The Historians’ Task in the Age of the Anthropocene: Finding Hope in Japan?

October 12 | 17:00
Anthropocene Lecture

Haus der Kulturen der Welt in cooperation with the Institute for Advanced Sustainability Studies and the MPIWG.

Max Planck Institute for the History of Science, Boltzmannstraße 22, 14195 Berlin, Main Conference Hall
Julia Adeney Thomas (University Notre Dame)

Lecture Abstract

Historians explore the past in order to understand not only our present but also our future trajectory.  However, climate scientists today are now telling us that the conditions on our planet are changing so quickly and unpredictably that the past has no bearing on the future.  If our challenges are unprecedented, is history reduced to mere antiquarianism?  What are historians to do?  This presentation explores this predicament and proposes a new form of critical history as we move from modernity’s promise of freedom and development to the more modest goal of sustainability with decency.  I will consider ways that an alternative history might be found by examining the economic, social, and political practices of early modern Japan. The lecture will be introduced by MPIWG Director Lorraine Daston.


About the Speaker

Julia Adeney Thomas, Associate Professor of History at the University of Notre Dame, is an intellectual and political historian of modern Japan with a sharp interest in combining intellectual and environmental history. Her questions about how we grapple with the natural world have led to research on the ecological efflorescence in the Korean Demilitarized Zone, a manifesto on the future of environmental history for the Rachel Carson Center, and Reconfiguring Modernity: Concepts of Nature in Japanese Political Ideology, which received the American Historical Association’s 2002 John K. Fairbank prize. With Ian Miller and Brett Walker, she published Japan at Nature’s Edge: The Environmental Context of a Global Power, and is author of more than 30 articles and book chapters. She has held fellowships from the Mellon Foundation, the NEH, ACLS, SSRC, Harvard’s Radcliffe Institute for Advanced Study, Princeton’s IAS, and the Japan Foundation. Her two current projects are "The Historian’s Task in the Anthropocene," on climate change, and an edited collection on the rise of the global right, titled "Visualizing Fascism."

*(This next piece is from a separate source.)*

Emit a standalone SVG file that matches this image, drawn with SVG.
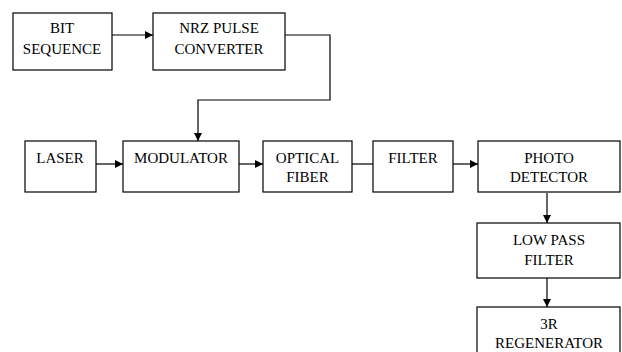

About the Anthropocene Lecture Series

The Anthropocene—the geological epoch of humanity—has established itself as a key concept within a wider scientific and social discourse. In the midst of the dramatic and destabilizing changes to the basic conditions for life on our planet wrought by it, new potentials for human action upon the Earth are to be explored asking: What forms of cooperation can arise from the new awareness of the human role in the increasing interlacing of nature and technology?

In the framework of the Anthropocene Lecture series, a number of prominent speakers accentuating the Anthropocene debate are being invited to respond to a topic that will be a central challenge for many generations to come. With McKenzie Wark, Christian Schwägerl, Helmuth Trischler, Julia Adeney Thomas, Amanda Machin, John McNeill, and many more. The lectures take place at the Max Planck Institute for the History of Science, the HKW, and the Institute for Advanced Sustainability Studies (IASS) in Potsdam.